■ Set task ■
Print, exactly and with both ends included, the lines below that run from the one containing "Generate a component" to the one containing "ErrorBar, ReferenceLine, CartesianGrid". Pictures are omitted.

■ Supplied material ■
★ ★ ★ ★ ★ ★ ★

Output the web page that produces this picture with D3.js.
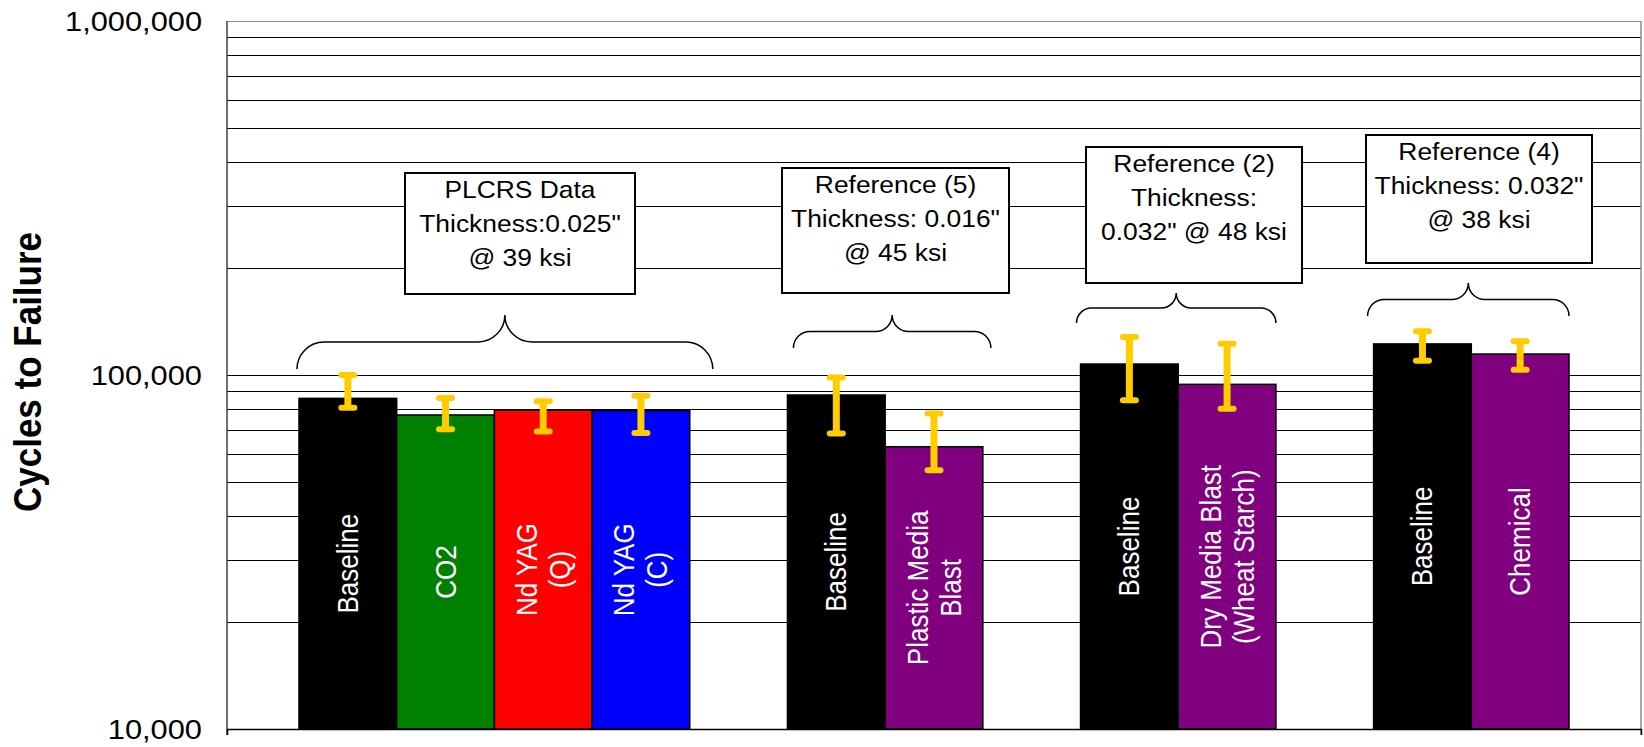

★ ★ ★ ★ ★ ★ ★

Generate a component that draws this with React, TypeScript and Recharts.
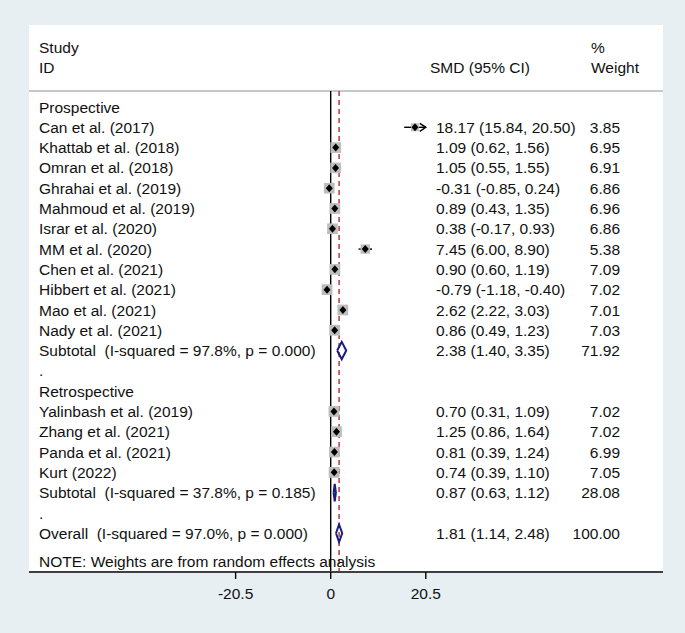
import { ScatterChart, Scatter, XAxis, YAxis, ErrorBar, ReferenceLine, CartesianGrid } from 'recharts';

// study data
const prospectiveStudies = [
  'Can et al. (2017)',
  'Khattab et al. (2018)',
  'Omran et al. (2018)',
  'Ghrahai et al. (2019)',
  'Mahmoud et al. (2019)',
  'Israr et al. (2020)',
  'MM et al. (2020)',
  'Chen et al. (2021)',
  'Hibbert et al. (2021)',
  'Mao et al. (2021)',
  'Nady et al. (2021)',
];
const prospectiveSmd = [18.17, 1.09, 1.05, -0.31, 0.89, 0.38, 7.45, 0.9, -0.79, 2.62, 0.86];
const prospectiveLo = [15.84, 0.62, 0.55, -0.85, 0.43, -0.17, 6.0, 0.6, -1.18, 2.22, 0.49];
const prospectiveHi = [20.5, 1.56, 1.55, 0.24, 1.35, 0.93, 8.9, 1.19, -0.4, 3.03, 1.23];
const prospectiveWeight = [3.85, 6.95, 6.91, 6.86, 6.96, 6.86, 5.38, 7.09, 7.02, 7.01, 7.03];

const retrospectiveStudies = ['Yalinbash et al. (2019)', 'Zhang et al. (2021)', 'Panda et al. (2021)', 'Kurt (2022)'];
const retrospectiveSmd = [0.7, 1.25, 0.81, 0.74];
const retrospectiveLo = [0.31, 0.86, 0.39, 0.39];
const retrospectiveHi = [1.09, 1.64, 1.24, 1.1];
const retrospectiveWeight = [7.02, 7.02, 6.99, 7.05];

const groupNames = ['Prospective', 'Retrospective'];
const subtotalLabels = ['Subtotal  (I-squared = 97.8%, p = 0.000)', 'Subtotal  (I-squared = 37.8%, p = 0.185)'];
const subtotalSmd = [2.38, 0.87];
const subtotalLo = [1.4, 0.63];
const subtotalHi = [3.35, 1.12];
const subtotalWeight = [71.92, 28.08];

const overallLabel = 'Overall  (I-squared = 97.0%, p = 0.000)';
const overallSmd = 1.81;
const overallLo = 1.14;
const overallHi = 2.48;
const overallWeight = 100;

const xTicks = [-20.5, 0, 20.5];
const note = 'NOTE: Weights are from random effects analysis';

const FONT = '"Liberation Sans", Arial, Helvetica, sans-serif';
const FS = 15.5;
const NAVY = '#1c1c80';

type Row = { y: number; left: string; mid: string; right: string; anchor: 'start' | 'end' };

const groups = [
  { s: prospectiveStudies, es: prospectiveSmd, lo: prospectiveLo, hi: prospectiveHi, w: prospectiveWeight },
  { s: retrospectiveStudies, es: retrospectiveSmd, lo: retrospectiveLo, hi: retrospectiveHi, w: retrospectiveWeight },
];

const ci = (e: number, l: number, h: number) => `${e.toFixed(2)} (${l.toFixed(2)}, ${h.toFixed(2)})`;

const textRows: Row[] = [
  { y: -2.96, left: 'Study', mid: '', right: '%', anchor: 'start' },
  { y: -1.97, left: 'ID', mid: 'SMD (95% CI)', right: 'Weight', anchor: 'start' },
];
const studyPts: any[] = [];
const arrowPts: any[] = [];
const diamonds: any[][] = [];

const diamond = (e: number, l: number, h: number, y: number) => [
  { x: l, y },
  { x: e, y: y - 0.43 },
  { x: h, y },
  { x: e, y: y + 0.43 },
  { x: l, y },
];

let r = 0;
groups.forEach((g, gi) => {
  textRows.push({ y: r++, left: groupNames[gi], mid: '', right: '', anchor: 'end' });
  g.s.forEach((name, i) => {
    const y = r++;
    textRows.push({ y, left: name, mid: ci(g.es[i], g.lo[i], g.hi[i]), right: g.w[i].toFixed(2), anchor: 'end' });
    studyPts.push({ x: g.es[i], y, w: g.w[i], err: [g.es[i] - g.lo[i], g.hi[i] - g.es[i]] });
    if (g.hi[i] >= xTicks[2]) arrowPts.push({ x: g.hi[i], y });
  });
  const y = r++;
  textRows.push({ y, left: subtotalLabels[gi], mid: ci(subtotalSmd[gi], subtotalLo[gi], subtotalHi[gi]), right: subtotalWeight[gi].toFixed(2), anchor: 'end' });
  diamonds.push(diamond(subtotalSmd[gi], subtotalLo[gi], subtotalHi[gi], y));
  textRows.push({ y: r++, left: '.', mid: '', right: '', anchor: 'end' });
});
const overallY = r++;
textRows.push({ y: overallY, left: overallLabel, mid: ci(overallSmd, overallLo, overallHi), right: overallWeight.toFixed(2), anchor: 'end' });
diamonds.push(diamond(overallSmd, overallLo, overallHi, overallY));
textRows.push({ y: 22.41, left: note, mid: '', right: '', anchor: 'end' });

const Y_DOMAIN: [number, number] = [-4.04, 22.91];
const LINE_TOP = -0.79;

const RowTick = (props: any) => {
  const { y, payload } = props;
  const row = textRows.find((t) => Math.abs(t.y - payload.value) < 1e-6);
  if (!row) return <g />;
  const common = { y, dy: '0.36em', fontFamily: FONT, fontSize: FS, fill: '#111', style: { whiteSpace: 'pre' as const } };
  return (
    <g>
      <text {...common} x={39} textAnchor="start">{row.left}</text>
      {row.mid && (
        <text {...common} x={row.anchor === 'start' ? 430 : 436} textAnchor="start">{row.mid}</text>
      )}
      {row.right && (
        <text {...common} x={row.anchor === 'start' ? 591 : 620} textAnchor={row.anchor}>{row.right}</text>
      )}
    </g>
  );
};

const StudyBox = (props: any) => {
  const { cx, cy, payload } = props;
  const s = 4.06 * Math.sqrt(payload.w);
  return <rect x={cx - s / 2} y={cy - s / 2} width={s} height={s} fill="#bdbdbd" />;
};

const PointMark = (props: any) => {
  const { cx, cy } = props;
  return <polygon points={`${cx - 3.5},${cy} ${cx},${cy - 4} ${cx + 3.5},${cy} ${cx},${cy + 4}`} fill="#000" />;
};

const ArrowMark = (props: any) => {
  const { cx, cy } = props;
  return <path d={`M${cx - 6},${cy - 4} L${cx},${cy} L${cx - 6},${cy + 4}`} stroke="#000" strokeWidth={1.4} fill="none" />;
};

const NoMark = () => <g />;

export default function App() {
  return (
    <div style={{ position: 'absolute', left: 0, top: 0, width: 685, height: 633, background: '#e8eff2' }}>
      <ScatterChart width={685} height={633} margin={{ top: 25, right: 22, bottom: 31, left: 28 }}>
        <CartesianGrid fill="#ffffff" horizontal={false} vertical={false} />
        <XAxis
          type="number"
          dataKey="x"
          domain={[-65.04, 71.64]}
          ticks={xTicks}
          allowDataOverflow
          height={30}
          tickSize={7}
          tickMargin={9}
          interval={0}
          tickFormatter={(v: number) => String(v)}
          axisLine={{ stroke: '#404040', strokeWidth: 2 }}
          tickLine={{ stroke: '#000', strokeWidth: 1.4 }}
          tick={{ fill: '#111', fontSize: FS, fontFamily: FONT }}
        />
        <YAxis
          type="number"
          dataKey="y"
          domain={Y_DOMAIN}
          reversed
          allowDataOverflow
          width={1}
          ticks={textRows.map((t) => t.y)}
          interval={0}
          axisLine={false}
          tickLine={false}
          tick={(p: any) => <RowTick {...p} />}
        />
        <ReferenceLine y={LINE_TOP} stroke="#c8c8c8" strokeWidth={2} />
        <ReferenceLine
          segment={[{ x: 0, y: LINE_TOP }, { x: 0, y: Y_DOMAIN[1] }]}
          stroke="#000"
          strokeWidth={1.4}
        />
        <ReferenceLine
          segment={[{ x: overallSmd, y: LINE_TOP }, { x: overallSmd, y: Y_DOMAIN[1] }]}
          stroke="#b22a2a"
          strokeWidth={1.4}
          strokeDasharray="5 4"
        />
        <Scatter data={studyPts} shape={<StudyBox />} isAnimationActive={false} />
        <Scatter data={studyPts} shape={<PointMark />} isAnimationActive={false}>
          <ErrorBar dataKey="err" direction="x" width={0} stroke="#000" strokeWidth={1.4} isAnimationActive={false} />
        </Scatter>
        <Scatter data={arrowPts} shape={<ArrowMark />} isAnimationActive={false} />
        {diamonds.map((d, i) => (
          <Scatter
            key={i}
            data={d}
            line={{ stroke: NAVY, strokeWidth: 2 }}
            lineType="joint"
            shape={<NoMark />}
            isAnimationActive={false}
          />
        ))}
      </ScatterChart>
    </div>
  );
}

★ ★ ★ ★ ★ ★ ★

■ Answer ■
Generate a component that draws this with React, TypeScript and Recharts.
import { ScatterChart, Scatter, XAxis, YAxis, ErrorBar, ReferenceLine, CartesianGrid } from 'recharts';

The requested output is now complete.